* Data segment *
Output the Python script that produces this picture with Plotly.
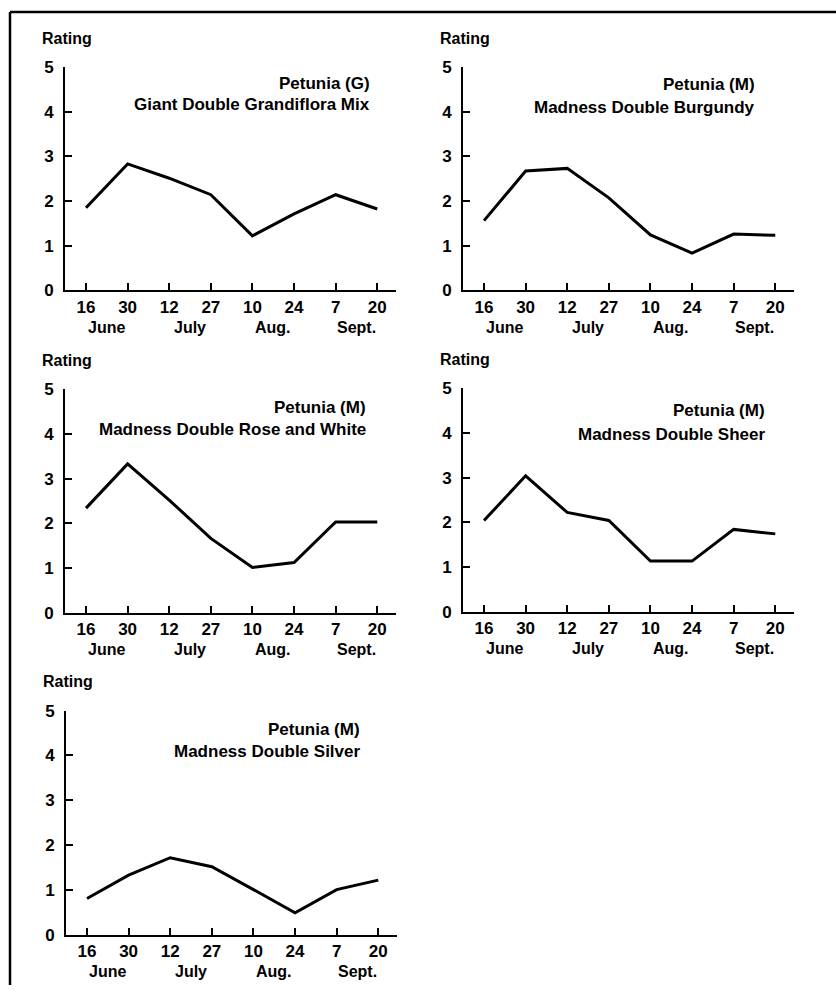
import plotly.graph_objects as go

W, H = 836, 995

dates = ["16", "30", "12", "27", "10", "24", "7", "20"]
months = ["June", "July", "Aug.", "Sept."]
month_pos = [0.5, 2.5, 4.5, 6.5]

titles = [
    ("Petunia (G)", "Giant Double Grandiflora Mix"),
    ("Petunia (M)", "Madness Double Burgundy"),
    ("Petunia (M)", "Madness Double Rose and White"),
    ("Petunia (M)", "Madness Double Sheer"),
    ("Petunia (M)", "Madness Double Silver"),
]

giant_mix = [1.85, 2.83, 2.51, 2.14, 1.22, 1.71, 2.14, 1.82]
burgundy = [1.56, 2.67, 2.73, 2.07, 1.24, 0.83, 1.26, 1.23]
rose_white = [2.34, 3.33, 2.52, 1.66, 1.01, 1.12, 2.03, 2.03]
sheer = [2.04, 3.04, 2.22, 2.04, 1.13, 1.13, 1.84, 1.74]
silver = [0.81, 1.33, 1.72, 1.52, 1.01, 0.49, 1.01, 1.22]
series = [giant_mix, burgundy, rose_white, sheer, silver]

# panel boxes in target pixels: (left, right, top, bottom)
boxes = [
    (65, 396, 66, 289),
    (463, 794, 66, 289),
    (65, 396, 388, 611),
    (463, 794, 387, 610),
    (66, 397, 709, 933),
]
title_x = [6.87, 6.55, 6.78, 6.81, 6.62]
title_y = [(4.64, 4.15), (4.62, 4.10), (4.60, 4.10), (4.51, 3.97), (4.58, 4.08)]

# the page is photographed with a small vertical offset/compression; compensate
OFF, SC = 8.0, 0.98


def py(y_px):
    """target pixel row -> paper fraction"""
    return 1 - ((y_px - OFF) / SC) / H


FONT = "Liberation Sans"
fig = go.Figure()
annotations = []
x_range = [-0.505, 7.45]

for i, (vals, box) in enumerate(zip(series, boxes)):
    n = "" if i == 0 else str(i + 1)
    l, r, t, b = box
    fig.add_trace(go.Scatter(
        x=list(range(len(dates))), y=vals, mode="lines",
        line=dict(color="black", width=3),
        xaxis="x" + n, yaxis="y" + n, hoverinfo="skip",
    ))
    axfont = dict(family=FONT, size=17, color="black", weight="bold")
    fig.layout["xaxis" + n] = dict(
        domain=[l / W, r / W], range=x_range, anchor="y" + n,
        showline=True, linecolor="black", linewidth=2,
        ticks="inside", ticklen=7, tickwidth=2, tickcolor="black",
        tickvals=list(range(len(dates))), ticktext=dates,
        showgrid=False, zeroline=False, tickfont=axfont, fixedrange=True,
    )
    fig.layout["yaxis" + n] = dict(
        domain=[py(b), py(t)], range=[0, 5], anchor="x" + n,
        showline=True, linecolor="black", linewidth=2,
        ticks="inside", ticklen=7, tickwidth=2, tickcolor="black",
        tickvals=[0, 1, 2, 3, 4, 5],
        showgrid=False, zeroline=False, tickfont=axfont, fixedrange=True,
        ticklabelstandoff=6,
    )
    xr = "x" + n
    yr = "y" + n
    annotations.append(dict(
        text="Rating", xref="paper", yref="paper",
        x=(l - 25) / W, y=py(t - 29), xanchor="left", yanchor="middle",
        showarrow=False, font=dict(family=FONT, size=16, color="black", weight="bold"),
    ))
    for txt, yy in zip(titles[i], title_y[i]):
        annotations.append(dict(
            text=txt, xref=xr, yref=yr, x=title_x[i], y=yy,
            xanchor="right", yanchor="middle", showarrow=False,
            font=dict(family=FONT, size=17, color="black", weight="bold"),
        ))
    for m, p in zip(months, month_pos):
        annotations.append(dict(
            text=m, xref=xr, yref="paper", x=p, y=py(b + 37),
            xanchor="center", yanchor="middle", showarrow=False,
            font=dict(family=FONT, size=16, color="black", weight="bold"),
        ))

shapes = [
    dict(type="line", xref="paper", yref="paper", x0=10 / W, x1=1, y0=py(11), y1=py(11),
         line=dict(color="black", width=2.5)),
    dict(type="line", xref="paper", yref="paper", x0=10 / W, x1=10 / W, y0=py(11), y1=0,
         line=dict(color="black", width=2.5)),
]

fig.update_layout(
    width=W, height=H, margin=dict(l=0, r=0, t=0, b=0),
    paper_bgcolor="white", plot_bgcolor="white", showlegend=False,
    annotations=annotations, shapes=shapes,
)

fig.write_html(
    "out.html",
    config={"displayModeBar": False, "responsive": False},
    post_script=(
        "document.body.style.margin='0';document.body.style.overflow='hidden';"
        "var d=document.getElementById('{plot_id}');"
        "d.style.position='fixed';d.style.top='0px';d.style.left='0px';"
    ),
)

* Exercise goal *
Repeat all of the data above word for word, minus the pictures.

* Full answer *
Output the Python script that produces this picture with Plotly.
import plotly.graph_objects as go

W, H = 836, 995

dates = ["16", "30", "12", "27", "10", "24", "7", "20"]
months = ["June", "July", "Aug.", "Sept."]
month_pos = [0.5, 2.5, 4.5, 6.5]

titles = [
    ("Petunia (G)", "Giant Double Grandiflora Mix"),
    ("Petunia (M)", "Madness Double Burgundy"),
    ("Petunia (M)", "Madness Double Rose and White"),
    ("Petunia (M)", "Madness Double Sheer"),
    ("Petunia (M)", "Madness Double Silver"),
]

giant_mix = [1.85, 2.83, 2.51, 2.14, 1.22, 1.71, 2.14, 1.82]
burgundy = [1.56, 2.67, 2.73, 2.07, 1.24, 0.83, 1.26, 1.23]
rose_white = [2.34, 3.33, 2.52, 1.66, 1.01, 1.12, 2.03, 2.03]
sheer = [2.04, 3.04, 2.22, 2.04, 1.13, 1.13, 1.84, 1.74]
silver = [0.81, 1.33, 1.72, 1.52, 1.01, 0.49, 1.01, 1.22]
series = [giant_mix, burgundy, rose_white, sheer, silver]

# panel boxes in target pixels: (left, right, top, bottom)
boxes = [
    (65, 396, 66, 289),
    (463, 794, 66, 289),
    (65, 396, 388, 611),
    (463, 794, 387, 610),
    (66, 397, 709, 933),
]
title_x = [6.87, 6.55, 6.78, 6.81, 6.62]
title_y = [(4.64, 4.15), (4.62, 4.10), (4.60, 4.10), (4.51, 3.97), (4.58, 4.08)]

# the page is photographed with a small vertical offset/compression; compensate
OFF, SC = 8.0, 0.98


def py(y_px):
    """target pixel row -> paper fraction"""
    return 1 - ((y_px - OFF) / SC) / H


FONT = "Liberation Sans"
fig = go.Figure()
annotations = []
x_range = [-0.505, 7.45]

for i, (vals, box) in enumerate(zip(series, boxes)):
    n = "" if i == 0 else str(i + 1)
    l, r, t, b = box
    fig.add_trace(go.Scatter(
        x=list(range(len(dates))), y=vals, mode="lines",
        line=dict(color="black", width=3),
        xaxis="x" + n, yaxis="y" + n, hoverinfo="skip",
    ))
    axfont = dict(family=FONT, size=17, color="black", weight="bold")
    fig.layout["xaxis" + n] = dict(
        domain=[l / W, r / W], range=x_range, anchor="y" + n,
        showline=True, linecolor="black", linewidth=2,
        ticks="inside", ticklen=7, tickwidth=2, tickcolor="black",
        tickvals=list(range(len(dates))), ticktext=dates,
        showgrid=False, zeroline=False, tickfont=axfont, fixedrange=True,
    )
    fig.layout["yaxis" + n] = dict(
        domain=[py(b), py(t)], range=[0, 5], anchor="x" + n,
        showline=True, linecolor="black", linewidth=2,
        ticks="inside", ticklen=7, tickwidth=2, tickcolor="black",
        tickvals=[0, 1, 2, 3, 4, 5],
        showgrid=False, zeroline=False, tickfont=axfont, fixedrange=True,
        ticklabelstandoff=6,
    )
    xr = "x" + n
    yr = "y" + n
    annotations.append(dict(
        text="Rating", xref="paper", yref="paper",
        x=(l - 25) / W, y=py(t - 29), xanchor="left", yanchor="middle",
        showarrow=False, font=dict(family=FONT, size=16, color="black", weight="bold"),
    ))
    for txt, yy in zip(titles[i], title_y[i]):
        annotations.append(dict(
            text=txt, xref=xr, yref=yr, x=title_x[i], y=yy,
            xanchor="right", yanchor="middle", showarrow=False,
            font=dict(family=FONT, size=17, color="black", weight="bold"),
        ))
    for m, p in zip(months, month_pos):
        annotations.append(dict(
            text=m, xref=xr, yref="paper", x=p, y=py(b + 37),
            xanchor="center", yanchor="middle", showarrow=False,
            font=dict(family=FONT, size=16, color="black", weight="bold"),
        ))

shapes = [
    dict(type="line", xref="paper", yref="paper", x0=10 / W, x1=1, y0=py(11), y1=py(11),
         line=dict(color="black", width=2.5)),
    dict(type="line", xref="paper", yref="paper", x0=10 / W, x1=10 / W, y0=py(11), y1=0,
         line=dict(color="black", width=2.5)),
]

fig.update_layout(
    width=W, height=H, margin=dict(l=0, r=0, t=0, b=0),
    paper_bgcolor="white", plot_bgcolor="white", showlegend=False,
    annotations=annotations, shapes=shapes,
)

fig.write_html(
    "out.html",
    config={"displayModeBar": False, "responsive": False},
    post_script=(
        "document.body.style.margin='0';document.body.style.overflow='hidden';"
        "var d=document.getElementById('{plot_id}');"
        "d.style.position='fixed';d.style.top='0px';d.style.left='0px';"
    ),
)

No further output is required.